The day started, as most recent days have started, grey and drizzly. It didn’t look at all appealing. It wasn’t that cold but the grey just made it miserable. Still, we had decided to go into Nora and walk along the lakeside path, so we packed up the puppies and drove into town.
And it wasn’t long before the sun came out, the grey went away and the blue sky was revealed. Combined with the new warmth, it was a wonderful day to be outside.
There’s a group of steam train enthusiasts at Nora. They have a station, a few carriages, track and engines. It’s at the beginning (or end) of the lakeside walk and we started there.
Walking down to the railway, the first normal gauge railway in Sweden, we noticed how many tourist type places are currently closed. This has nothing to do with the plague. Places like Nora close for the Season every year. They change from sleepy old towns into crowded visitor ridden places every summer. While it’s far more pleasant this time of year, there’s little to do and, unfortunately, there’s none of the famous Nora Glass.
Nora Glass, for the uninitiated, is a small business, started in 1923 in the (almost) centre of town. It makes ice cream, fresh every day. Three flavours, every day: Vanilla, hazelnut and one other, determined each day. It is also available at two other places in town. But not this time of year. Given my love of ice cream, this is very sad.
There’s also a historic house and garden to visit. But not this time of year, which made Mirinda sad. And, of course, the railway and attached museum.
So, that’s a list of things we didn’t do today. We did walk along the lake and find the bust of Maria Lang though.
Born in 1914 as Dagmar Lange, she was a prolific writer of murder mysteries, much like Agatha Christie. She wrote either 42 or 49 novels, depending on what information you read, and is credited as being the first Swedish writer of detective fiction.
She was born in Västerås (the place that Ryan warned us about in The Hairy Pig), but was moved by her parents to Lindesberg before she was one. Then her father died and, after her mother remarried, she was moved to Nora which remained home for her. She died aged 77 in 1991.
Most of her novels take place in Skoga, a fictional town which was mostly based on Nora. Fans of her books and the movies adapted from them, come to Nora just to walk the streets and see the sights that she wrote about.
Presumably, Skoga has a lake for it to sit beside.
Having never read Lange’s books or even heard of the fictional town of Skoga, I have no idea whether it has a Greek Restaurant. But Nora does, and we returned there today to have lunch. Mainly because they allow dogs and also because the food is very good.
The serve a special lunch menu for 100kr. You choose an item from the list and that’s your lunch. We confused them a bit by wanting three for two of us. But it was soon sorted out and we had a very fine, food filling time.

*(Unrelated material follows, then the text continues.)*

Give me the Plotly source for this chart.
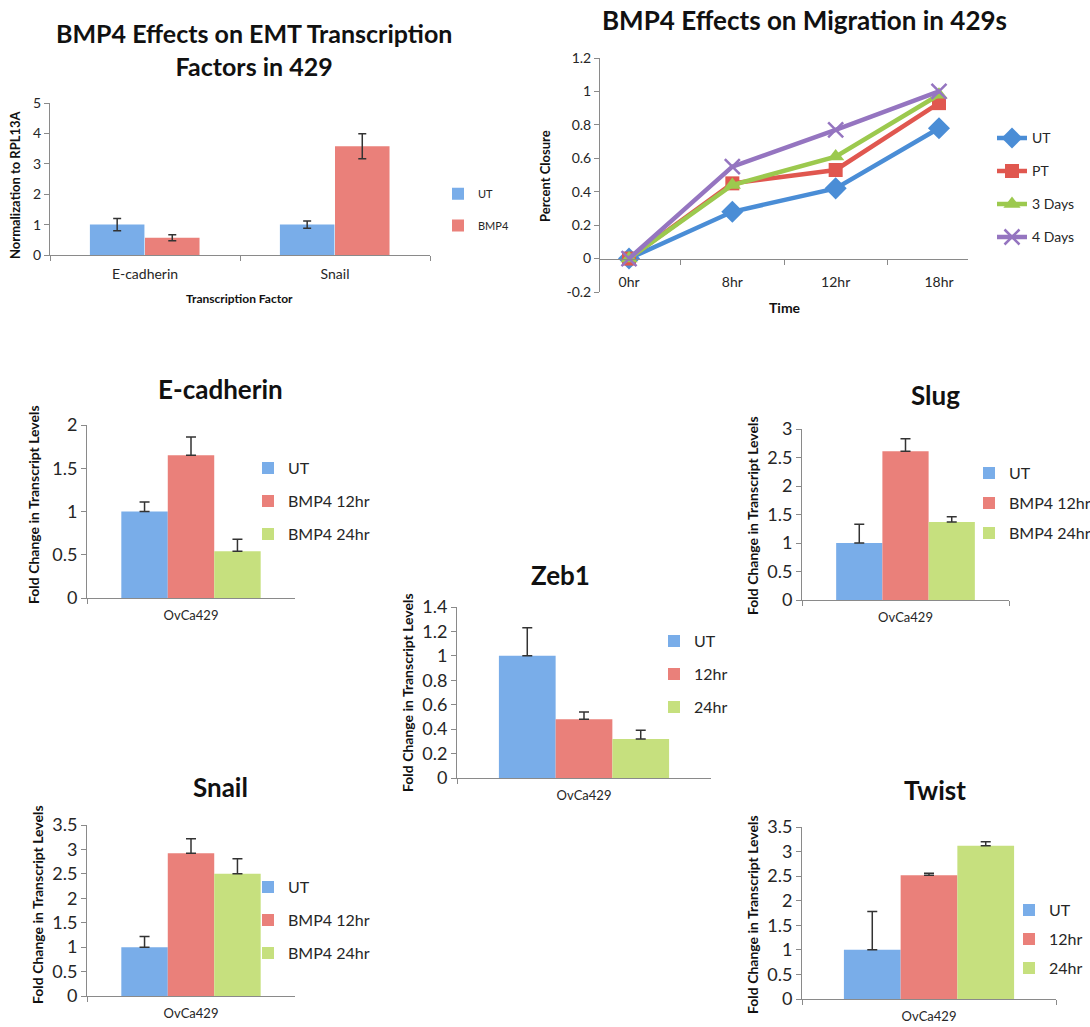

The reason we had three meals was because this was going to be our main meal of the day. We were looking forward to a bord type supper (as Sarah would call it) so Mirinda went back to the Nora deli for some wonderful cheese, meat and Easter treats.
Rather than just head home, we stopped off at the big cemetery which we’ve driven by each time we go into Nora. It’s a beautiful sweeping landscape with little box walled off squares containing burial plots and headstones. There are gullies and a burbling stream. There’s a chapel with a detached belfry. There’s a lake for it to overlook.
It’s very peaceful. If the dead realised what was happening, they’d be well pleased with such a location for their eternal rest.
It’s one of three cemeteries in Nora. In town there’s the North and South Churchyards and, outside town there’s this, the Karlslunds Kyrkogård. And, while there’s a main road which runs beside it, it’s way more peaceful than the UNESCO World Heritage Skogskyrkogården which we visited back in November.
Opened in 1954 and enlarged in 1989, Karlsunds Kyrkogård sits up above Lake Norasjön ( which is Lake Nora Lake in English) and the older part, according to the website, ‘consists of rectangular blocks located on terraces down to the lake.’ While the newer bit ‘has a more rounded shape with paved corridors.’ It’s all very beautiful and peaceful.
While we visited, a couple of groups turned up to tend the graves of their relatives. This is a big thing in Sweden. You can tell the graves that no longer have living relatives to tend them. They are overgrown and neglected.
Which reminds me, it’s not just final resting places that the Swedish people care about. It seems they go out of their way for everyone’s comfort.
I came across this attached to the side of a public toilet in Nora.
And, unlike the UK at least, the air is free.
Upon returning from our brief sojourn among the dead, we settled in on the outside terrace for a few hours of reading, gin and beer as the sun gradually disappeared and the temperature dropped.
What a splendid day it turned out to be. And supper was fantastic too.